Work to do.
Write the material out again in full, word for word. Do not include the pictures.

Dataset extract.
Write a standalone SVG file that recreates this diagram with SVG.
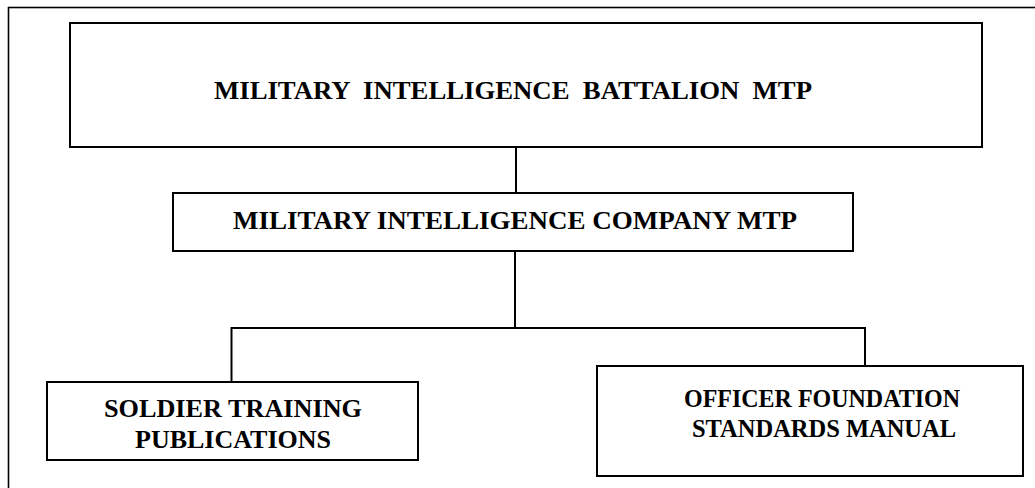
<svg xmlns="http://www.w3.org/2000/svg" width="1035" height="488" viewBox="0 0 1035 488">
<style>
.box{fill:#fff;stroke:#000;stroke-width:2}
.frame{fill:none;stroke:#000;stroke-width:1.6}
.conn line{stroke:#000;stroke-width:2}
.t{font-family:'Liberation Serif','Times New Roman',serif;font-weight:700;font-size:26px;fill:#000;text-anchor:middle}
</style>
<rect width="1035" height="488" fill="#fff"/>
<rect class="frame" x="8.5" y="7.5" width="1040" height="500"/>
<g id="connectors" class="conn">
<line x1="516" y1="147" x2="516" y2="193"/>
<line x1="515" y1="251" x2="515" y2="328"/>
<line x1="231.5" y1="328" x2="865" y2="328"/>
<line x1="231.5" y1="327" x2="231.5" y2="382"/>
<line x1="865" y1="327" x2="865" y2="366"/>
</g>
<g id="battalion">
<rect class="box" x="70" y="23" width="912" height="124"/>
<text class="t" x="513" y="99" xml:space="preserve" textLength="598" lengthAdjust="spacingAndGlyphs">MILITARY  INTELLIGENCE  BATTALION  MTP</text>
</g>
<g id="company">
<rect class="box" x="173" y="193" width="680" height="58"/>
<text class="t" x="515" y="229" textLength="564" lengthAdjust="spacingAndGlyphs">MILITARY INTELLIGENCE COMPANY MTP</text>
</g>
<g id="soldier">
<rect class="box" x="47" y="382" width="371" height="78"/>
<text class="t" x="233" y="417" textLength="258" lengthAdjust="spacingAndGlyphs">SOLDIER TRAINING</text>
<text class="t" x="233" y="448" textLength="196" lengthAdjust="spacingAndGlyphs">PUBLICATIONS</text>
</g>
<g id="officer">
<rect class="box" x="597" y="366" width="426" height="110"/>
<text class="t" x="822" y="407" textLength="276" lengthAdjust="spacingAndGlyphs">OFFICER FOUNDATION</text>
<text class="t" x="824" y="437" textLength="264" lengthAdjust="spacingAndGlyphs">STANDARDS MANUAL</text>
</g>
</svg>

The answer.
Write a standalone SVG file that recreates this diagram with SVG.
<svg xmlns="http://www.w3.org/2000/svg" width="1035" height="488" viewBox="0 0 1035 488">
<style>
.box{fill:#fff;stroke:#000;stroke-width:2}
.frame{fill:none;stroke:#000;stroke-width:1.6}
.conn line{stroke:#000;stroke-width:2}
.t{font-family:'Liberation Serif','Times New Roman',serif;font-weight:700;font-size:26px;fill:#000;text-anchor:middle}
</style>
<rect width="1035" height="488" fill="#fff"/>
<rect class="frame" x="8.5" y="7.5" width="1040" height="500"/>
<g id="connectors" class="conn">
<line x1="516" y1="147" x2="516" y2="193"/>
<line x1="515" y1="251" x2="515" y2="328"/>
<line x1="231.5" y1="328" x2="865" y2="328"/>
<line x1="231.5" y1="327" x2="231.5" y2="382"/>
<line x1="865" y1="327" x2="865" y2="366"/>
</g>
<g id="battalion">
<rect class="box" x="70" y="23" width="912" height="124"/>
<text class="t" x="513" y="99" xml:space="preserve" textLength="598" lengthAdjust="spacingAndGlyphs">MILITARY  INTELLIGENCE  BATTALION  MTP</text>
</g>
<g id="company">
<rect class="box" x="173" y="193" width="680" height="58"/>
<text class="t" x="515" y="229" textLength="564" lengthAdjust="spacingAndGlyphs">MILITARY INTELLIGENCE COMPANY MTP</text>
</g>
<g id="soldier">
<rect class="box" x="47" y="382" width="371" height="78"/>
<text class="t" x="233" y="417" textLength="258" lengthAdjust="spacingAndGlyphs">SOLDIER TRAINING</text>
<text class="t" x="233" y="448" textLength="196" lengthAdjust="spacingAndGlyphs">PUBLICATIONS</text>
</g>
<g id="officer">
<rect class="box" x="597" y="366" width="426" height="110"/>
<text class="t" x="822" y="407" textLength="276" lengthAdjust="spacingAndGlyphs">OFFICER FOUNDATION</text>
<text class="t" x="824" y="437" textLength="264" lengthAdjust="spacingAndGlyphs">STANDARDS MANUAL</text>
</g>
</svg>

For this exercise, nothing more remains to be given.